Marine microalgae and diatoms are the primary producers of eicosapentaenoic acid (EPA) and docosahexanoic acid (DHA) long chain polyunsaturated fatty acids (LC-PUFAs) in the aquatic food web.
As Omega-3 LC-PUFAs have been shown to be important for human health and nutrition there is an increasing demand for these high value fatty acids. Marine microalgae cultivation is one of the sources of these oils.
Currently no single algal strain accumulates high concentration of EPA and DHA. The diatom Phaeodactylum tricornutum naturally accumulates high levels of EPA and is considered a good source for its industrial production. However, it accumulates only trace of DHA.
Rothamsted Research scientists, funded by the BBSRC, have used metabolic and genetic engineering and demonstrate for the first time that it is possible to achieve an eight-fold increase in DHA content in P. tricornutum. The study is published in the journal Metabolic Engineering.
EPA and DHA are the Omega-3 LC-PUFAs that are beneficial for health. They modulate both metabolic and immune processes and confer the health benefits in areas of Cardiovascular Heart Disease (CHD) and neurodevelopment.
Plant sources of Omega-3, e.g. Flax seed, do not produce EPA and DHA; instead they produce shorter chain Omega-3 fatty acids such as a-linolenic acid (ALA). ALA does not confer the health-beneficial properties associated with EPA and DHA, despite the former also being an Omega-3 fatty acid.
The primary source for Omega-3 EPA and DHA are marine algae and diatoms and other photosynthetic organisms that comprise the phytoplankton. Microalgae and diatoms are consumed by fish, which then accumulate these oils. The increasing demand for fish oils puts pressure on the natural marine resources and highlights the need to identify alternative sustainable sources of Omega-3 LC-PUFAs. At Rothamsted Research scientists strategically supported by the BBSRC are using metabolic and genetic engineering towards developing sustainable alternative sources of EPA and DHA.
Dr Olga Sayanova, Rothamsted Research leading the present study said: “We are delighted to have been able to use two genes from the picoalga Ostreococcus tauri in the diatom P. triconutum and successfully alter the Omega-3 content in the latter. Successful expression of more than on egeens in a diatom has never been shown before. We have developed over the years, excellent molecular biology tools that now enable us to achieve such genetic modifications. In the current study we managed to develop a strain of the diatom that can now accumulate both EPA and DHA. Naturally the diatom produces ~35 per cent EPA and only traces of its total oil content. The transgenic diatom strain that we developed can convert a substantial portion of the EPA that they make to DHA. Therefore we have successfully generated the first transgenic diatom that can synthesise both of these high value omega-3 LC-PUFAs.”

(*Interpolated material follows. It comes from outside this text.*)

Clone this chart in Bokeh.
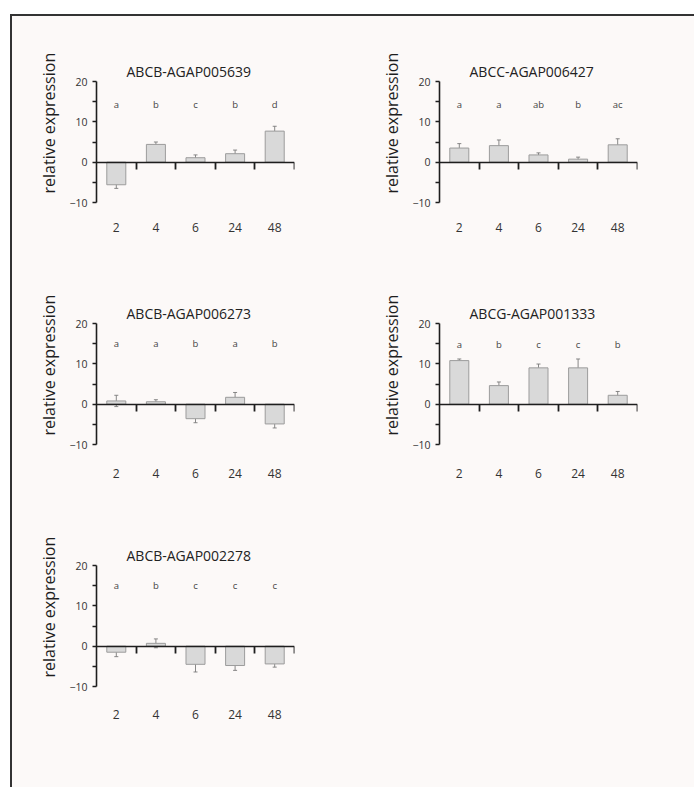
from bokeh.plotting import figure
from bokeh.models import (Range1d, LinearAxis, FixedTicker, CustomJSTickFormatter,
                          Whisker, TeeHead, ColumnDataSource, Title)
from bokeh.layouts import row, column
from bokeh.embed import file_html
from bokeh.resources import INLINE
from bokeh.core.properties import value

# ---------------- data ----------------
hours = ["2", "4", "6", "24", "48"]

genes = ["ABCB-AGAP005639", "ABCC-AGAP006427", "ABCB-AGAP006273",
         "ABCG-AGAP001333", "ABCB-AGAP002278"]

abcb_005639 = [-5.6, 4.4, 1.1, 2.1, 7.7]
abcb_005639_err = [0.9, 0.6, 0.7, 0.9, 1.2]
abcb_005639_sig = ["a", "b", "c", "b", "d"]

abcc_006427 = [3.5, 4.1, 1.8, 0.75, 4.3]
abcc_006427_err = [1.1, 1.4, 0.5, 0.5, 1.5]
abcc_006427_sig = ["a", "a", "ab", "b", "ac"]

abcb_006273 = [0.8, 0.6, -3.6, 1.7, -4.9]
abcb_006273_err = [1.4, 0.5, 1.0, 1.2, 1.0]
abcb_006273_sig = ["a", "a", "b", "a", "b"]

abcg_001333 = [10.8, 4.6, 9.0, 9.0, 2.2]
abcg_001333_err = [0.4, 0.9, 0.95, 2.2, 0.95]
abcg_001333_sig = ["a", "b", "c", "c", "b"]

abcb_002278 = [-1.5, 0.7, -4.5, -4.8, -4.4]
abcb_002278_err = [1.1, 1.1, 1.9, 1.2, 0.8]
abcb_002278_sig = ["a", "b", "c", "c", "c"]

y_ticks = [-10, 0, 10, 20]
y_minor = [-5, 5, 15]
y_label = "relative expression"

# ---------------- style ----------------
BG = "#fcf9f8"
FONT = "Open Sans"
INK = "#1e1e1e"

n = len(hours)
centers = [i + 0.5 for i in range(n)]        # category slots on a 0..n scale
boundaries = [i + 1 for i in range(n)]


def panel(title, vals, errs, sig, width, letter_y, label_standoff, height=242):
    frame_w = 198
    p = figure(width=width, height=height,
               x_range=Range1d(0, n), y_range=Range1d(-10, 20),
               x_axis_type=None, y_axis_type=None,
               output_backend="svg", toolbar_location=None,
               min_border_left=84, min_border_right=width - 84 - frame_w,
               min_border_top=65, min_border_bottom=height - 65 - 121,
               background_fill_color=BG, border_fill_color=BG,
               outline_line_color=None)
    p.xgrid.visible = False
    p.ygrid.visible = False

    p.title = Title(text=title, align="left", offset=30, standoff=1,
                    text_font=FONT, text_font_size="14px",
                    text_font_style="normal", text_color="#222222")

    src = ColumnDataSource(dict(
        x=centers, top=vals,
        upper=[v + e for v, e in zip(vals, errs)],
        lower=[v - e for v, e in zip(vals, errs)],
        sig=sig, sy=[letter_y] * n))

    p.vbar(x="x", top="top", bottom=0, width=0.48, source=src,
           fill_color="#d9d9d9", line_color="#9c9c9c", line_width=1)

    w = Whisker(base="x", upper="upper", lower="lower", source=src,
                line_color="#7a7a7a", line_width=0.9,
                upper_head=TeeHead(size=4, line_color="#7a7a7a", line_width=0.9),
                lower_head=TeeHead(size=4, line_color="#7a7a7a", line_width=0.9))
    p.add_layout(w)

    p.text(x="x", y="sy", text="sig", source=src,
           text_align="center", text_baseline="middle",
           text_font=value(FONT), text_font_size="9.5px", text_color="#444444")

    # y axis
    yax = LinearAxis(ticker=FixedTicker(ticks=y_ticks, minor_ticks=y_minor),
                     major_label_text_font=FONT, major_label_text_font_size="10.5px",
                     major_label_text_color="#333333", major_label_standoff=5,
                     axis_line_color=INK, axis_line_width=1.6,
                     major_tick_line_color=INK, major_tick_line_width=1.6,
                     major_tick_out=4, major_tick_in=0,
                     minor_tick_line_color=INK, minor_tick_line_width=1.6,
                     minor_tick_out=4, minor_tick_in=0)
    p.add_layout(yax, "left")
    # y axis title, shifted upward like in the original
    p.add_layout(Title(text=y_label, align="left", offset=9, vertical_align="middle",
                       standoff=12, text_font=FONT, text_font_size="16px",
                       text_font_style="normal", text_color=INK), "left")

    # category labels (closest to the frame)
    lab = LinearAxis(ticker=FixedTicker(ticks=centers, minor_ticks=[]),
                     formatter=CustomJSTickFormatter(args=dict(labels=hours),
                                                     code="return labels[Math.floor(tick)]"),
                     axis_line_color=None, major_tick_line_color=None,
                     minor_tick_line_color=None,
                     major_label_text_font=FONT, major_label_text_font_size="12px",
                     major_label_text_color="#333333",
                     major_label_standoff=label_standoff)
    p.add_layout(lab, "below")

    # zero line with ticks on category boundaries (minor ticks -> no labels)
    zax = LinearAxis(fixed_location=0,
                     ticker=FixedTicker(ticks=[], minor_ticks=boundaries),
                     axis_line_color=INK, axis_line_width=1.6,
                     major_tick_line_color=None,
                     minor_tick_line_color=INK, minor_tick_line_width=1.8,
                     minor_tick_out=7, minor_tick_in=0)
    p.add_layout(zax, "below")
    return p


p1 = panel(genes[0], abcb_005639, abcb_005639_err, abcb_005639_sig, 343, 14.3, 14)
p2 = panel(genes[1], abcc_006427, abcc_006427_err, abcc_006427_sig, 339, 14.4, 14)
p3 = panel(genes[2], abcb_006273, abcb_006273_err, abcb_006273_sig, 343, 15.1, 18)
p4 = panel(genes[3], abcg_001333, abcg_001333_err, abcg_001333_sig, 339, 14.9, 18)
p5 = panel(genes[4], abcb_002278, abcb_002278_err, abcb_002278_sig, 343, 15.1, 17, height=287)

layout = column(row(p1, p2, spacing=0), row(p3, p4, spacing=0), row(p5, spacing=0),
                spacing=0, margin=(14, 0, 0, 10),
                styles={"background-color": BG,
                        "border-left": "2px solid #333333",
                        "border-top": "2px solid #333333"})

open("out.html", "w").write(file_html(layout, INLINE))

Professor Johnathan Napier of Rothamsted Research who is leading the Metabolic Engineering research group and is supported by the BBSRC said: “The need for alternative sources of omega-3 LC-PUFAs becomes increasingly more pressing and we ought to investigate all possible alternative sources. We are very excited with the results of the current study, as it will significantly contribute to the establishment of the diatom P. tricornutum as an algal synthetic biology framework for the production of high value oils.”